Bethan Leatham
Bethan was born at 29 weeks gestation on the 14/9/2001. She weighed only 770g (1lb 11oz) and has vacterl association. She had OA/TOF which was diagnosed soon after her birth. She has a vsd, which she is no longer on medication for as the doctors expect it to close of it’s own accord, she has a “floating” thumb on her right hand and an absent radius and no thumb on her left hand. She also has a hemivertabrae.
When Bethan was a week old she had a gastrostomy tube put in as she was too small to attempt surgery to repair her tof, she spent the next three months in the special care baby unit putting on weight so she could have her surgery which she eventually had on 17/12/2001. she recovered very well and we took her home on 11/01/02. she fed so well with a bottle and even started solids that her gastrostomy was removed. after a few weeks she started having problems with reflux and spent a few months in hospital trying to get over it. Unfortunately the reflux got so bad that on 10/6/2002 she had a fundoplication and her gastrostomy was replaced. She came back home in July 2002 on oxygen but spent the next two months in and out of hospital with chest infections. She had a broncoscopy at the end of September which showed that she had “floppy airways” but nothing that they thought she wouldn’t grow out of. She spent the next six months at home being very well but in January 03 she began once again to have what the doctors were calling asthma attacks. We thought she was getting over them when one day she got so bad that she ended up in itu on a ventilator.
The doctors decided that she could not cope with these attacks any longer and they could get her off the ventilator so it was decided that the best thing for her would be to give her a tracheostomy.
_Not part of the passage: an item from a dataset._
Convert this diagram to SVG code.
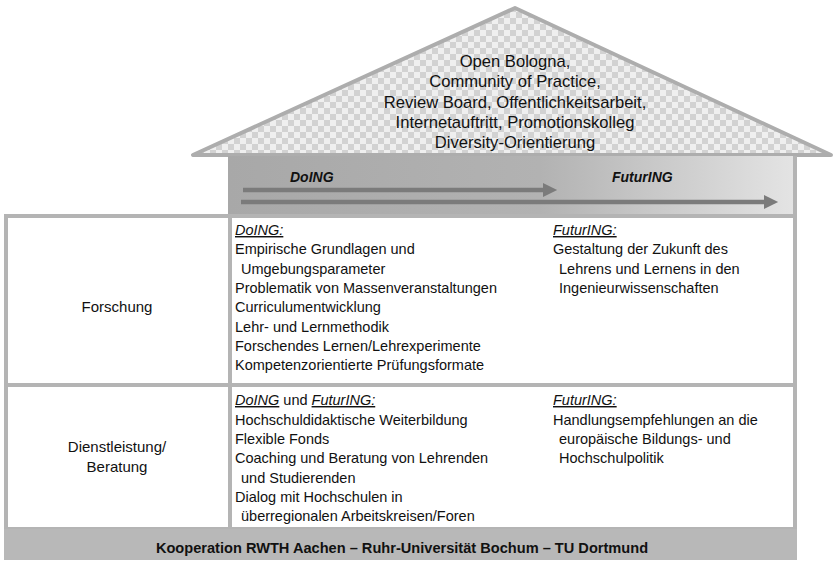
<svg xmlns="http://www.w3.org/2000/svg" width="834" height="563" viewBox="0 0 834 563">
  <style>
    text { font-family: "Liberation Sans", Arial, sans-serif; fill: #111; }
    .roof { font-size: 16.6px; text-anchor: middle; }
    .body { font-size: 14.5px; }
    .head { font-size: 14.5px; font-style: italic; text-decoration: underline; }
    .lbl { font-size: 15px; text-anchor: middle; }
    .band { font-size: 14px; font-weight: bold; font-style: italic; }
    .foot { font-size: 14.6px; font-weight: bold; text-anchor: middle; }
    .cell { fill: #fff; stroke: #b4b4b4; stroke-width: 4; }
    .arrow { stroke: #7b7b7b; stroke-width: 4.5; fill: none; }
  </style>
  <defs>
    <pattern id="checks" width="12" height="12" patternUnits="userSpaceOnUse">
      <rect width="12" height="12" fill="#efefef"/>
      <rect width="6" height="6" fill="#d2d2d2"/>
      <rect x="6" y="6" width="6" height="6" fill="#d2d2d2"/>
    </pattern>
    <linearGradient id="bandFill" x1="0" y1="0" x2="1" y2="0">
      <stop offset="0" stop-color="#a8a8a8"/>
      <stop offset="0.55" stop-color="#b2b2b2"/>
      <stop offset="1" stop-color="#e4e4e4"/>
    </linearGradient>
    <marker id="head" markerWidth="4" markerHeight="4" refX="0.5" refY="2" orient="auto" markerUnits="strokeWidth">
      <path d="M0,0.4 L3.2,2 L0,3.6 Z" fill="#7b7b7b"/>
    </marker>
  </defs>

  <rect width="834" height="563" fill="#fff"/>

  <!-- roof -->
  <g id="roof">
    <polygon points="515,8 193,155 831,155" fill="url(#checks)" stroke="#adadad" stroke-width="4" stroke-linejoin="round"/>
    <text class="roof" x="515" y="67">Open Bologna,</text>
    <text class="roof" x="515" y="87">Community of Practice,</text>
    <text class="roof" x="515" y="108">Review Board, Offentlichkeitsarbeit,</text>
    <text class="roof" x="515" y="128">Internetauftritt, Promotionskolleg</text>
    <text class="roof" x="515" y="148">Diversity-Orientierung</text>
  </g>

  <!-- timeline band -->
  <g id="band">
    <rect x="228" y="156" width="567" height="59" fill="url(#bandFill)"/>
    <line x1="795" y1="156" x2="795" y2="215" stroke="#b4b4b4" stroke-width="4"/>
    <text class="band" x="290" y="182">DoING</text>
    <text class="band" x="612" y="182">FuturING</text>
  </g>

  <!-- table -->
  <g id="row-forschung">
    <rect class="cell" x="6" y="216" width="224" height="169"/>
    <rect class="cell" x="230" y="216" width="565" height="169"/>
    <text class="lbl" x="117" y="312">Forschung</text>
    <text class="head" x="235" y="235">DoING:</text>
    <text class="body" x="235" y="254">Empirische Grundlagen und</text>
    <text class="body" x="241" y="274">Umgebungsparameter</text>
    <text class="body" x="235" y="293">Problematik von Massenveranstaltungen</text>
    <text class="body" x="235" y="312">Curriculumentwicklung</text>
    <text class="body" x="235" y="332">Lehr- und Lernmethodik</text>
    <text class="body" x="235" y="351">Forschendes Lernen/Lehrexperimente</text>
    <text class="body" x="235" y="370">Kompetenzorientierte Prüfungsformate</text>
    <text class="head" x="553" y="235">FuturING:</text>
    <text class="body" x="553" y="254">Gestaltung der Zukunft des</text>
    <text class="body" x="559" y="274">Lehrens und Lernens in den</text>
    <text class="body" x="559" y="293">Ingenieurwissenschaften</text>
  </g>

  <g id="row-dienstleistung">
    <rect class="cell" x="6" y="385" width="224" height="144"/>
    <rect class="cell" x="230" y="385" width="565" height="144"/>
    <text class="lbl" x="117" y="452">Dienstleistung/</text>
    <text class="lbl" x="117" y="472">Beratung</text>
    <text class="body" x="235" y="405"><tspan class="head">DoING</tspan> und <tspan class="head">FuturING:</tspan></text>
    <text class="body" x="235" y="425">Hochschuldidaktische Weiterbildung</text>
    <text class="body" x="235" y="444">Flexible Fonds</text>
    <text class="body" x="235" y="463">Coaching und Beratung von Lehrenden</text>
    <text class="body" x="241" y="483">und Studierenden</text>
    <text class="body" x="235" y="502">Dialog mit Hochschulen in</text>
    <text class="body" x="241" y="521">überregionalen Arbeitskreisen/Foren</text>
    <text class="head" x="553" y="405">FuturING:</text>
    <text class="body" x="553" y="425">Handlungsempfehlungen an die</text>
    <text class="body" x="559" y="444">europäische Bildungs- und</text>
    <text class="body" x="559" y="463">Hochschulpolitik</text>
  </g>

  <g id="footer">
    <rect x="4" y="529" width="793" height="31" fill="#b8b8b8"/>
    <text class="foot" x="402" y="553">Kooperation RWTH Aachen – Ruhr-Universität Bochum – TU Dortmund</text>
  </g>

  <!-- DoING / FuturING arrows -->
  <g id="connectors">
    <line class="arrow" x1="243" y1="190" x2="545" y2="190" marker-end="url(#head)"/>
    <line class="arrow" x1="241" y1="202" x2="766" y2="202" marker-end="url(#head)"/>
  </g>
</svg>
Bethan had her trachy put in on 17/2/03 and has made a fabulous recovery. She is no longer on oxygen during the day and only half a litre when she’s asleep. We can’t believe the difference it’s made in the two short weeks that she’s had it. Hopefully this will be like a new start to her and she will be much better off with it.
Update, May 2003: Since Bethan has had her tracheostomy she has had a few short stays in hospital and spent the last two/three weeks at home quite well. But unfortunately on 17/5/03, Bethan died quite peacefully in her sleep. The last twenty months have been tough but I'll never forget how hard she fought to be with us and hope she is finally at peace.